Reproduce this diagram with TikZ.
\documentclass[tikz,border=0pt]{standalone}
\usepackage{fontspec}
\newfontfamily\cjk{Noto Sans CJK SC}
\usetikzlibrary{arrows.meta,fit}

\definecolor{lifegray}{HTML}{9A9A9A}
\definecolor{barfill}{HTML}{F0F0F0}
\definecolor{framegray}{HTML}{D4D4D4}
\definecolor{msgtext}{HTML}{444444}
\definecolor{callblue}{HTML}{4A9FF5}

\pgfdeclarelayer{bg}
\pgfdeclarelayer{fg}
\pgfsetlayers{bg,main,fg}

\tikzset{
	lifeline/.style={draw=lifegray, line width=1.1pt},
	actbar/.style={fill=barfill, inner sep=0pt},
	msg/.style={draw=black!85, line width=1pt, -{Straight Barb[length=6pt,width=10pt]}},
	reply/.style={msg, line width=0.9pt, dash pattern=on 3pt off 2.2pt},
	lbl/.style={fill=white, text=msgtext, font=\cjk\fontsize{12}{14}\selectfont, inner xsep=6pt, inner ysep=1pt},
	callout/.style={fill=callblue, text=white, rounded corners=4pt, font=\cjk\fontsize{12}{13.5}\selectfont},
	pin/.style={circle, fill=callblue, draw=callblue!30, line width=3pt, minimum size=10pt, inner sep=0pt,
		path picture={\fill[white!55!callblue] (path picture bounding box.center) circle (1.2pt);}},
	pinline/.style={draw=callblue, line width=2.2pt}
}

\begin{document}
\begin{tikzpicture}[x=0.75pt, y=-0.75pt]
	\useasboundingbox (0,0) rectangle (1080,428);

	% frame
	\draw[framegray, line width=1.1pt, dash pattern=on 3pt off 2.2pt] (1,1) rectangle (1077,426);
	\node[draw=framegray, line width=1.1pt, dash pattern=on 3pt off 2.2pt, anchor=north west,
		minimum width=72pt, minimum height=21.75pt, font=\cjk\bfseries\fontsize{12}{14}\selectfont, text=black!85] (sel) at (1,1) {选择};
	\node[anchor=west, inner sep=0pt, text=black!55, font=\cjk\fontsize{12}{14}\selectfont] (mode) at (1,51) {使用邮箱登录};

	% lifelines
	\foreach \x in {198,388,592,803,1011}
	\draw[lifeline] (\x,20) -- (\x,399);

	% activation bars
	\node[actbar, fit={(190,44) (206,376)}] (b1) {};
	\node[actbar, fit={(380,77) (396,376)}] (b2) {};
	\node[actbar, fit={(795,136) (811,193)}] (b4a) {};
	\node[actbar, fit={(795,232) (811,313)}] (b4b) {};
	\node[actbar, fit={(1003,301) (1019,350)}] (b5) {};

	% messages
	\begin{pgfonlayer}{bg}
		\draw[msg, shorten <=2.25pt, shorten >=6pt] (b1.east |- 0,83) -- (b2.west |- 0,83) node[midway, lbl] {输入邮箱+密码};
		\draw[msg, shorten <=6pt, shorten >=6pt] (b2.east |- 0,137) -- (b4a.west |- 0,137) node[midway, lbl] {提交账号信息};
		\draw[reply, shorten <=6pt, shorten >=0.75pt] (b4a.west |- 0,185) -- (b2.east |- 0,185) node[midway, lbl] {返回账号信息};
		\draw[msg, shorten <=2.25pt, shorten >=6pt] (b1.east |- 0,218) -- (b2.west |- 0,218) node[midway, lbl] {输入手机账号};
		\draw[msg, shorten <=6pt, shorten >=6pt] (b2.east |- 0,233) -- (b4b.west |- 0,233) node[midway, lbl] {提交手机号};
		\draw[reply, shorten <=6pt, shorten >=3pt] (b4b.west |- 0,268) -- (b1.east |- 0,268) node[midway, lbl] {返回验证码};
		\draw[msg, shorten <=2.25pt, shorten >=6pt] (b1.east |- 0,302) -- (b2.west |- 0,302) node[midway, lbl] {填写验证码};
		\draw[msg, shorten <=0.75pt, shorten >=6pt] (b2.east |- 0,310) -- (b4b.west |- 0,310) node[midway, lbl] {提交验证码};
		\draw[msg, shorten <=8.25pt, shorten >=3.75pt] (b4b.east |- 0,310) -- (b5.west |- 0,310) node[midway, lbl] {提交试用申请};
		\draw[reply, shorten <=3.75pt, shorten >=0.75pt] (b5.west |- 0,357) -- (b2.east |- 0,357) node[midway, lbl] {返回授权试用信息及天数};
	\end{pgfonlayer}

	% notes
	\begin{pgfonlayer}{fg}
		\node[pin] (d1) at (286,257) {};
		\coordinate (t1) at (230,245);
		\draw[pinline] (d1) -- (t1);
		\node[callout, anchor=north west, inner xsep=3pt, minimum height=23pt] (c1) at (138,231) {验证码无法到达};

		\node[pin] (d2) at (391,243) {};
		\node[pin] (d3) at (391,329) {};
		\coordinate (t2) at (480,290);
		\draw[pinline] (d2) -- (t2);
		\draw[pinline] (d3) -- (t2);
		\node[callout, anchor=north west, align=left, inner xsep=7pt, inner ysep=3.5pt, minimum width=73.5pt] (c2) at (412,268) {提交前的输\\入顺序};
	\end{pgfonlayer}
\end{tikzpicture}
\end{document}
--
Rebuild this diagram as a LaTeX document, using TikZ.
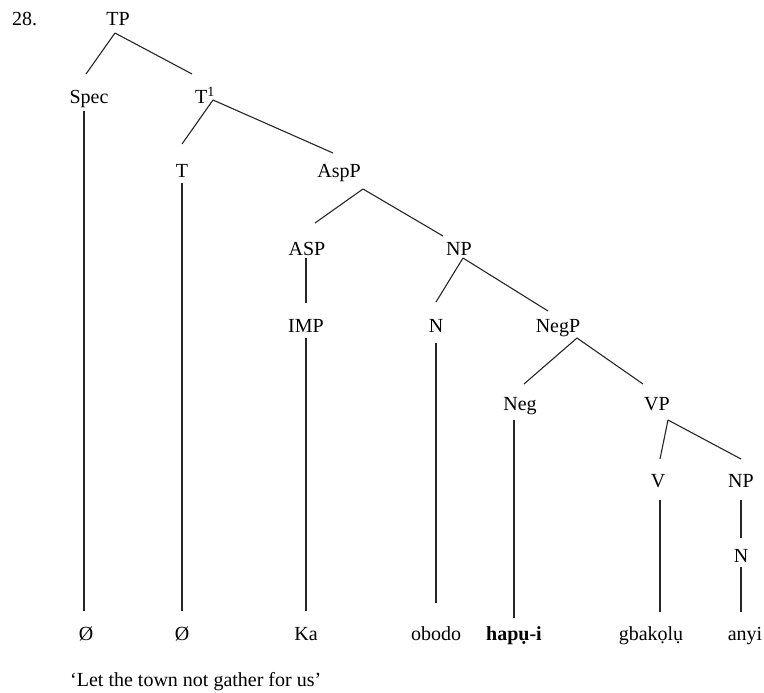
==
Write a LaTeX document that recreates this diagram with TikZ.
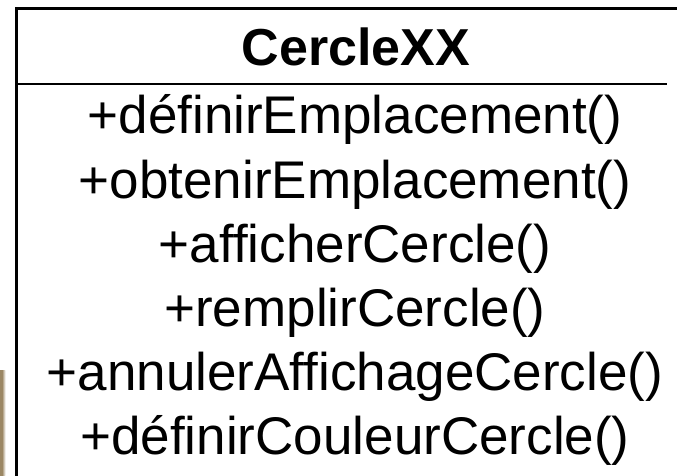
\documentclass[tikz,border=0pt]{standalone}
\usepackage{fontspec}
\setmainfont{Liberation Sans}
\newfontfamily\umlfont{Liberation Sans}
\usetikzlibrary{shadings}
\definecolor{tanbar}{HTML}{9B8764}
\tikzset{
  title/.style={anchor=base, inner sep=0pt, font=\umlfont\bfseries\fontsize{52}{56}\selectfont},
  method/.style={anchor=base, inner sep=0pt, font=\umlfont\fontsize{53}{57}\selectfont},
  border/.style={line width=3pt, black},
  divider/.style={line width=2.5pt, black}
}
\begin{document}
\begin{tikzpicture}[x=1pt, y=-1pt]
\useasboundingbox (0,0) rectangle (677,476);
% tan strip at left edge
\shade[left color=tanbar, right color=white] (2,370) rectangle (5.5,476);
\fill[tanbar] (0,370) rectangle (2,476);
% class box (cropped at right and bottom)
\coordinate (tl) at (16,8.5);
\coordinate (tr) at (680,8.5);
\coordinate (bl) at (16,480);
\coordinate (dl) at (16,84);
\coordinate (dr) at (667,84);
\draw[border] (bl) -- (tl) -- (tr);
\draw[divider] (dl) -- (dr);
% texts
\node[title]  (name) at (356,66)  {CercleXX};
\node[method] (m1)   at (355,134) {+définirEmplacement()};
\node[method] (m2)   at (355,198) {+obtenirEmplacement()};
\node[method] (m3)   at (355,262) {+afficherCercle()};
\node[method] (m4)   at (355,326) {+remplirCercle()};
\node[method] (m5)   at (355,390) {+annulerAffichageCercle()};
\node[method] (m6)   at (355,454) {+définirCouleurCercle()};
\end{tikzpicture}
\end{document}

> What is expected
Extract each line from the entries above that contains the string "with".

> Output
Reproduce this diagram with TikZ.
Write a LaTeX document that recreates this diagram with TikZ.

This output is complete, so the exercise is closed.